When asked if his views had changed or he was tempering them in light of the fragile Turkish-Armenian talks, Obama said he is not interested in "tilting these negotiations one way or another while they are having useful discussions."
Later during a speech to the Turkish parliament, Obama said he supports a full "normalization" of relations between Turkey and Armenia.
During the campaign, Obama was emphatic about the history of Turkish aggression against Armenians from 1915-1923 as the Ottoman Empire was collapsing and the bloodshed from World War I -- in which the Ottomans allied with the Germans -- spread across the continent.
On the Obama campaign Web site, the former Illinois senator said the following:
"I also share with Armenian Americans -- so many of whom are descended from genocide survivors -- a principled commitment to commemorating and ending genocide. That starts with acknowledging the tragic instances of genocide in world history. As a U.S. senator, I have stood with the Armenian American community in calling for Turkey's acknowledgement of the Armenian Genocide."

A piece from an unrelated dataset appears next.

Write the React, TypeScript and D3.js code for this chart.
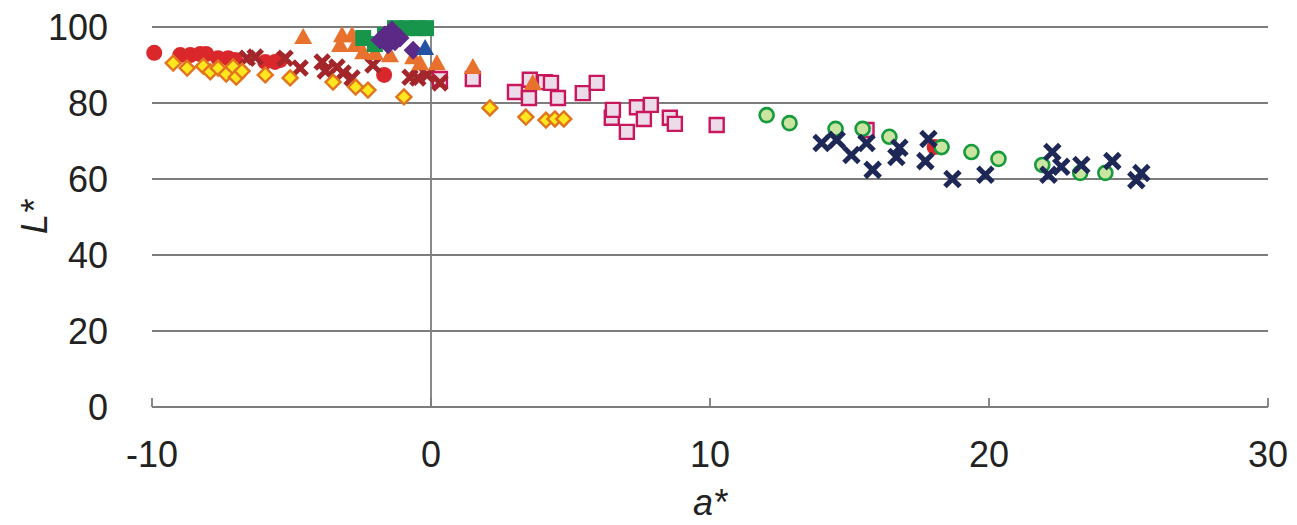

Obama protested Secretary of State Condoleezza Rice's firing of U.S. Ambassador to Armenia John Evans for his use of the term "genocide" to describe Turkey's actions.
Also from the Obama campaign Web site: "I shared with Secretary Rice my firmly held conviction that the Armenian Genocide is not an allegation, a personal opinion, or a point of view, but rather a widely documented fact supported by an overwhelming body of historical evidence. The facts are undeniable. An official policy that calls on diplomats to distort the historical facts is an untenable policy ... and as president I will recognize the Armenian Genocide."
The Armenian Assembly of America said Obama did nothing to reverse his position, quoting the president saying that "my views are on the record and I have not changed views." It added that the assembly expects a solid statement of support from Obama on April 24, the day Armenians commemorate the "genocide."
"For the first time, a U.S. president has delivered a direct message to Turkish officials in their own country that he stands behind his steadfast support and strong record of affirmation of the Armenian Genocide," said AAA Executive Director Bryan Ardouny. "On April 24, the assembly looks forward to President Obama's statement reaffirming the Armenian Genocide."
For his part, Gul called the Armenian drive for Turkish recognition of the genocide "an issue under great discussion," adding it "is not a political issue but a historical one." Turkey has pledged to cooperate in a historical commission to evaluate the evidence.
"We should let the historians handle this," Gul said.